_DATA LINES:_
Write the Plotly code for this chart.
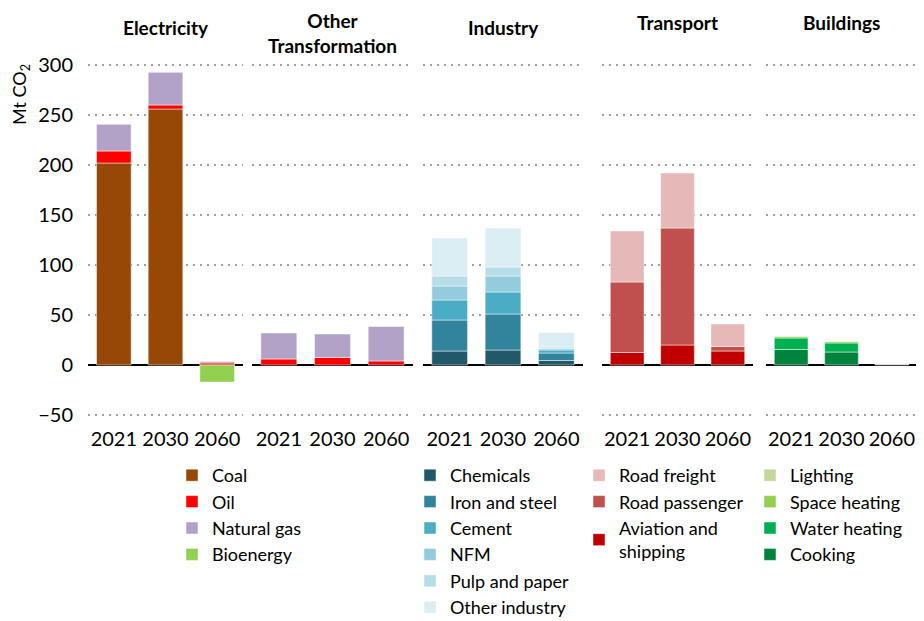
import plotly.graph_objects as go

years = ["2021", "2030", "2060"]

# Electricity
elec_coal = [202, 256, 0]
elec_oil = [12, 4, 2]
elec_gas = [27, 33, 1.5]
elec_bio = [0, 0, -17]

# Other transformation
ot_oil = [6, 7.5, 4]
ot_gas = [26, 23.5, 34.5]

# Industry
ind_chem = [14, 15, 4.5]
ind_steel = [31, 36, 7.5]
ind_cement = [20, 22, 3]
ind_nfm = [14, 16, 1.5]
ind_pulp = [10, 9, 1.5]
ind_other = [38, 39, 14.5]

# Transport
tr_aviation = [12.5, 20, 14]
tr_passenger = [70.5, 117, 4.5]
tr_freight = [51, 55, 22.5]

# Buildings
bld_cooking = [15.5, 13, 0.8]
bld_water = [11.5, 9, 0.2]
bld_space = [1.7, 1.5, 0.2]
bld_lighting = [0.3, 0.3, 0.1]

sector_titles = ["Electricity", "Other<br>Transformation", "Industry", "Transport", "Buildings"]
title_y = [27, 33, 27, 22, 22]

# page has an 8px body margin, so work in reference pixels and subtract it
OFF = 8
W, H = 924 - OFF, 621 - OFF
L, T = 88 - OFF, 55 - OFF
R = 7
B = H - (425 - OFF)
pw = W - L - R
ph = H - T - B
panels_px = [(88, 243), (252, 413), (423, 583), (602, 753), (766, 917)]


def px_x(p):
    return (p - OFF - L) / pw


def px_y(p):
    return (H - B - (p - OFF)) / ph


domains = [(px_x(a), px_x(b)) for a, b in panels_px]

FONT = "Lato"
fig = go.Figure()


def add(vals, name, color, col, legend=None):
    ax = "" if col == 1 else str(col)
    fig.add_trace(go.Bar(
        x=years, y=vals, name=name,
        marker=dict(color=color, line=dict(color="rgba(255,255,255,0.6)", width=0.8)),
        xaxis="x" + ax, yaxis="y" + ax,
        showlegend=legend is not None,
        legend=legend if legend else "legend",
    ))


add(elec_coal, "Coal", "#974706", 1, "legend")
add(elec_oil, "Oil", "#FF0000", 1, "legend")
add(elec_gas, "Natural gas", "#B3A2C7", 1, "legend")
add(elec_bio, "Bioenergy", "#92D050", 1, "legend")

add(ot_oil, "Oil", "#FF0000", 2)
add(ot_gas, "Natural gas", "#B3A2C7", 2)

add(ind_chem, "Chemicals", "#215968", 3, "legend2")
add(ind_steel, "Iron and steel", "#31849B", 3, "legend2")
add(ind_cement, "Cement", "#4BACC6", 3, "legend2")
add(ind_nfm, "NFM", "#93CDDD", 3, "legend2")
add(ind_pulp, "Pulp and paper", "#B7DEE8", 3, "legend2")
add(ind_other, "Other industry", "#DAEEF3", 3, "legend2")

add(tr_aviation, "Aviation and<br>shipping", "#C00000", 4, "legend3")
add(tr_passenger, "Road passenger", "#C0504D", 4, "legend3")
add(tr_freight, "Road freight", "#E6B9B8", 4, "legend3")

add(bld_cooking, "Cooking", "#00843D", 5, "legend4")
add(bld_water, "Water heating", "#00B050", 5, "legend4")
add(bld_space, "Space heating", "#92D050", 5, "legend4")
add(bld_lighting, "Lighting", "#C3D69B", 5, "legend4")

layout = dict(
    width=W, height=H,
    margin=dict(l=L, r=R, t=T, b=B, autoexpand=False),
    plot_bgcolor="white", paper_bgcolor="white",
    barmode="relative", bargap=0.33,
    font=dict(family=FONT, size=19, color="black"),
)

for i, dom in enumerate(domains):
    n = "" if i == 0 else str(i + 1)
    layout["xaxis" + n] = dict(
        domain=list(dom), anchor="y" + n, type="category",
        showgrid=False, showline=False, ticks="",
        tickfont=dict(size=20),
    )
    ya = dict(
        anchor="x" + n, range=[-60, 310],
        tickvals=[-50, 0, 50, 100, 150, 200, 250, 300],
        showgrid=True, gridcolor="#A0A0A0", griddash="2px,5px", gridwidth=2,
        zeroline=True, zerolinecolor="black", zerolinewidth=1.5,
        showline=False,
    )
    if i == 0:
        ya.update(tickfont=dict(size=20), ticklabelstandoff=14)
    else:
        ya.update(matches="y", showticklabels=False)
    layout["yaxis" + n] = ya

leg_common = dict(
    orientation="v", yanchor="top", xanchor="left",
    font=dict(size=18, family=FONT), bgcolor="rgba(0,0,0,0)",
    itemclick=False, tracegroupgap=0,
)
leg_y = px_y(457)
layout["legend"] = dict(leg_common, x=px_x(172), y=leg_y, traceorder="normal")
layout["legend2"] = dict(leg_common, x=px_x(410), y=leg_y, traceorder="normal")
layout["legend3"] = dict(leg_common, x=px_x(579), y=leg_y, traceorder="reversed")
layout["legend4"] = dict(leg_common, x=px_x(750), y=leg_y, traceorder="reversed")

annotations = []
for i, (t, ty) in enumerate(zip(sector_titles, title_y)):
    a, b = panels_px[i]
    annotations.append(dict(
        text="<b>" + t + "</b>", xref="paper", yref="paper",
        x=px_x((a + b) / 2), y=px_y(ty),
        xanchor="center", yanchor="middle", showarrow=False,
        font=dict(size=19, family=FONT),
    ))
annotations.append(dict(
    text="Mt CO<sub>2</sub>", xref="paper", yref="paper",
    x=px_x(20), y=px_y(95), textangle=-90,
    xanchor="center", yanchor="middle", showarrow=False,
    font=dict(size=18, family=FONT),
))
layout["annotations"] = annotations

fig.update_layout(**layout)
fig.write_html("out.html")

_INSTRUCTION:_ Restate the data word for word from its first line through the line with "ot_gas = [26, 23.5, 34.5]", leaving out any picture along the way.

_COMPLETE ANSWER:_
Write the Plotly code for this chart.
import plotly.graph_objects as go

years = ["2021", "2030", "2060"]

# Electricity
elec_coal = [202, 256, 0]
elec_oil = [12, 4, 2]
elec_gas = [27, 33, 1.5]
elec_bio = [0, 0, -17]

# Other transformation
ot_oil = [6, 7.5, 4]
ot_gas = [26, 23.5, 34.5]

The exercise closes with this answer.